Langebro, Copenhagen, in the Moonlight with Running Figures by Christoffer Eckersberg (1836)
(45 x 33cms)
Statens Museum for Kunst, Copenhagen
My final offering is also a “fleeting moment” depiction. Eckersberg completed Langebro, Copenhagen, in the Moonlight with Running Figures in 1836. This is what is termed as one of Eckersberg’s “unresolved narratives”. The idea for this work came to Eckersberg in October 1836 when he was taking a stroll along the waterfront. He decided to paint a depiction of the bridge, not in the daytime but he decided to make it part of a nocturnal moonlight scene. To the depiction of the bridge he has added a number of people running along it, towards us. As was the case in the previous work, Eckersberg has depicted a scene and let us, the observers, work out what is going on. Are the people running away from something, such as a fire or are they running towards something? There are certainly signs of desperation in the way the people have been portrayed.

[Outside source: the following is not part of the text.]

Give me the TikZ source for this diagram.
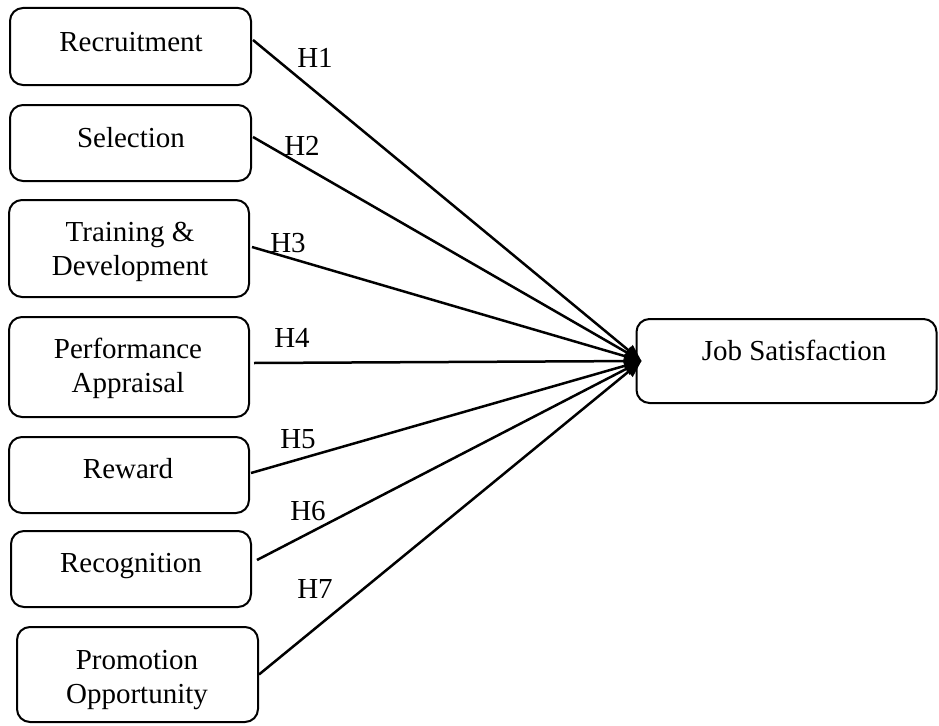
\documentclass[tikz,border=0pt]{standalone}
\usepackage{fontspec}
\setmainfont{Liberation Serif}
\usetikzlibrary{arrows.meta}
\begin{document}
\begin{tikzpicture}[x=1pt,y=-1pt,
  box/.style={draw, line width=2pt, rounded corners=13pt, inner sep=0pt},
  txt/.style={font=\fontsize{29}{34}\selectfont, align=center, anchor=base, inner sep=0pt},
  hyp/.style={font=\fontsize{29}{34}\selectfont, anchor=base, inner sep=0pt},
  conn/.style={line width=2.5pt, -{Triangle[length=17pt,width=13pt]}}]
\useasboundingbox (0,0) rectangle (939,725);
% boxes
\node[box, minimum width=241pt, minimum height=77pt] (r1) at (130.5,46.5) {};
\node[box, minimum width=241pt, minimum height=76pt] (r2) at (130.5,143) {};
\node[box, minimum width=240pt, minimum height=97pt] (r3) at (129,248.5) {};
\node[box, minimum width=240pt, minimum height=100pt] (r4) at (129,367) {};
\node[box, minimum width=240pt, minimum height=76pt] (r5) at (129,475) {};
\node[box, minimum width=240pt, minimum height=76pt] (r6) at (131,569) {};
\node[box, minimum width=241pt, minimum height=95pt] (r7) at (137.5,674.5) {};
\node[box, minimum width=300pt, minimum height=84pt] (js) at (786.5,361) {};
% texts
\node[txt] (t1) at (131,52) {Recruitment};
\node[txt] (t2) at (131,147) {Selection};
\node[txt] (t3) at (130,275) {Training \&\\Development};
\node[txt] (t4) at (128,392) {Performance\\Appraisal};
\node[txt] (t5) at (128,478) {Reward};
\node[txt] (t6) at (131,572) {Recognition};
\node[txt] (t7) at (137,703) {Promotion\\Opportunity};
\node[txt] (tj) at (794,360) {Job Satisfaction};
% connectors
\coordinate (tip) at ([xshift=6pt]js.west);
\draw[conn] ([xshift=1pt,yshift=6.5pt]r1.east) -- (tip);
\draw[conn] ([xshift=1pt,yshift=6pt]r2.east) -- (tip);
\draw[conn] ([xshift=2pt,yshift=1.5pt]r3.east) -- (tip);
\draw[conn] ([xshift=4pt,yshift=4pt]r4.east) -- (tip);
\draw[conn] ([xshift=1pt,yshift=2pt]r5.east) -- (tip);
\draw[conn] ([xshift=5pt,yshift=9pt]r6.east) -- (tip);
\draw[conn] ([xshift=0pt,yshift=0pt]r7.east) -- (tip);
% labels
\node[hyp] (h1) at (315,67) {H1};
\node[hyp] (h2) at (302,155) {H2};
\node[hyp] (h3) at (288,252) {H3};
\node[hyp] (h4) at (292,347) {H4};
\node[hyp] (h5) at (298,448) {H5};
\node[hyp] (h6) at (308,520) {H6};
\node[hyp] (h7) at (315,598) {H7};
\end{tikzpicture}
\end{document}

Look at the woman by the bridge railing. What is she pointing at? The painting poses many questions. One line of thought is that in the same year Eckersberg completed the work the Danish novelist Carl Bernhard published his new work Dagvognen (The Stagecoach), the climax of which is set on the Langebro and told of a young man rescuing a young woman who is trying to drown herself.
Christoffer Eckersberg was married three times. In the Part 1 of this blog I talked about his first and somewhat disastrous marriage to Christine Rebecka Hyssing the father of his first child. This ended in divorce in 1816 after just three years. The following year he married Julie Juel, the daughter of his great mentor, the Danish portrait painter, Jens Juel. Julie died in 1827. A year later, in 1828, Eckersberg, aged 45 married Julie’s sister Sanne. They were married for twelve years until her death in 1840. Eckersberg fathered eleven children.
Christoffer Wilhelm Eckersberg died in 1853 of cholera. He was seventy years of age.